Jesus is the reason for the season. Oh the cliche, the bumper sticker, but it is true. So this year I am making a better effort to read from our Advent book nightly. OK we skip some nights, but we read, we discuss stories, we pray for others. We find ourselves cuddled on the couch with no TV on, talking. And that is the truth about Christmas I want to keep going. It is a tradition I want our family to continue and remember and sure I want us all to look back and laugh about burnt headed Alex, but most importantly I want the kids to want to have those evenings with their own kids.

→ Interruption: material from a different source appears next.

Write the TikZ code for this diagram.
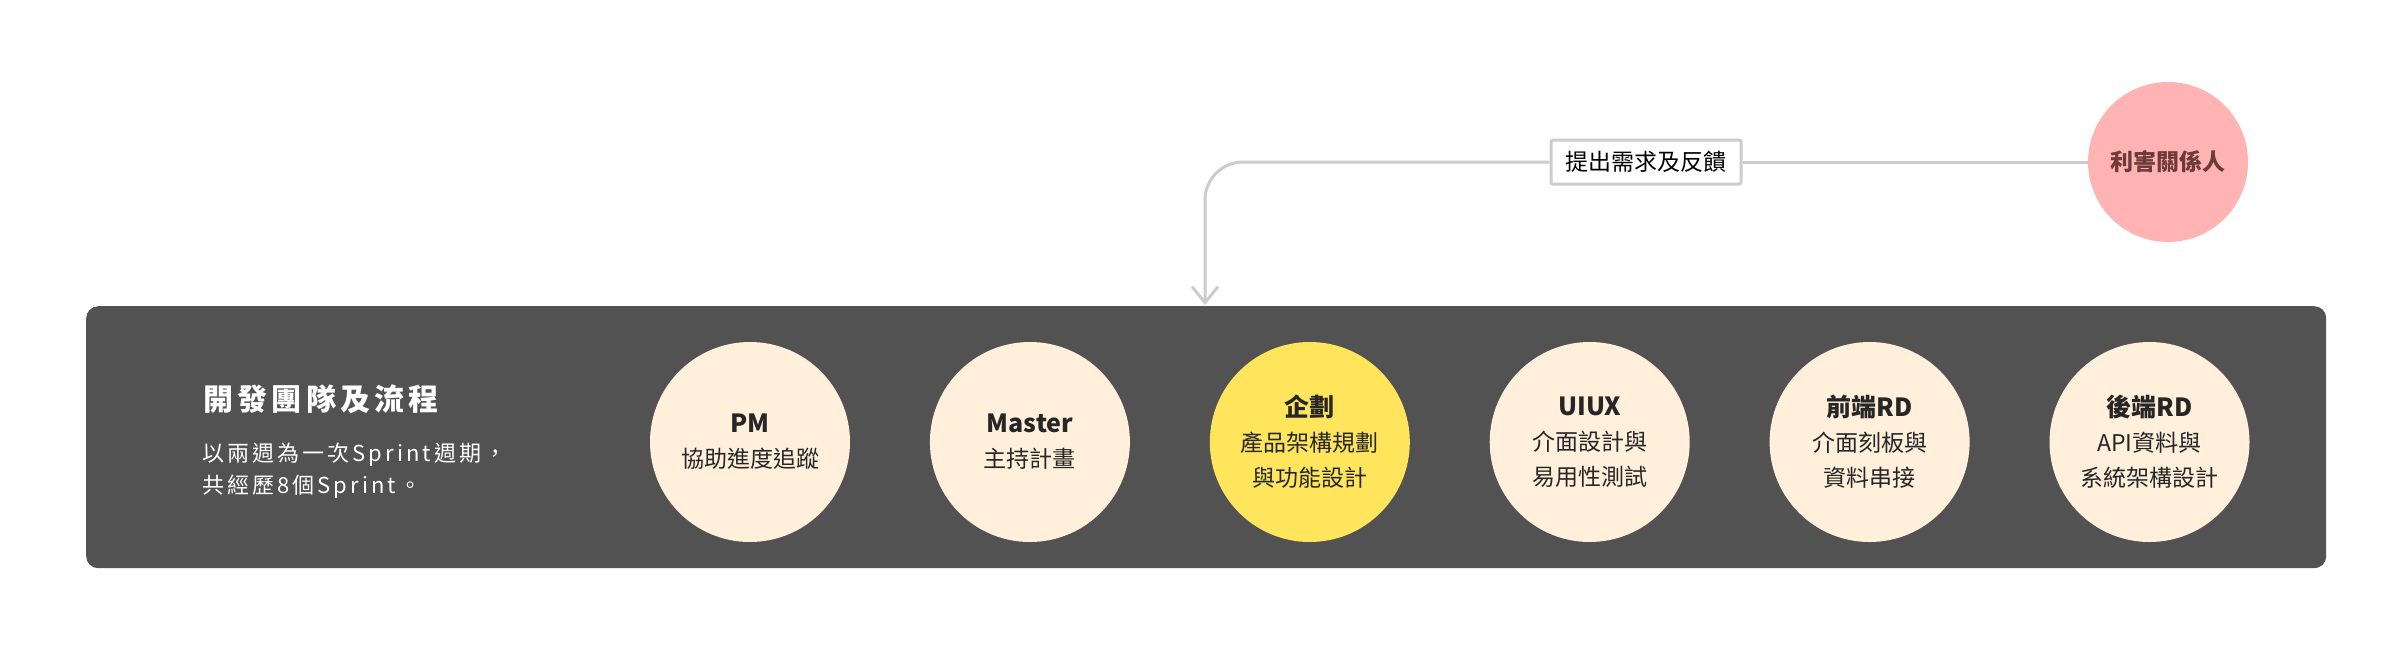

We may not have it all done right, but compared to years before where Christmas is over and I am left with whiplash feeling regretful and wishing to do better the next year… at least this year I am not wishing. We are doing.
Merry Christmas from our family of 1/5 believers in Santa and 5/5 believers in the true reason for this Season! I realize 5/5 is 1 whole (Andi is in 4th grade, believe me I know all about fractions) but 5/5 made more sense then had I said 1 whole believers in the true reason for the season.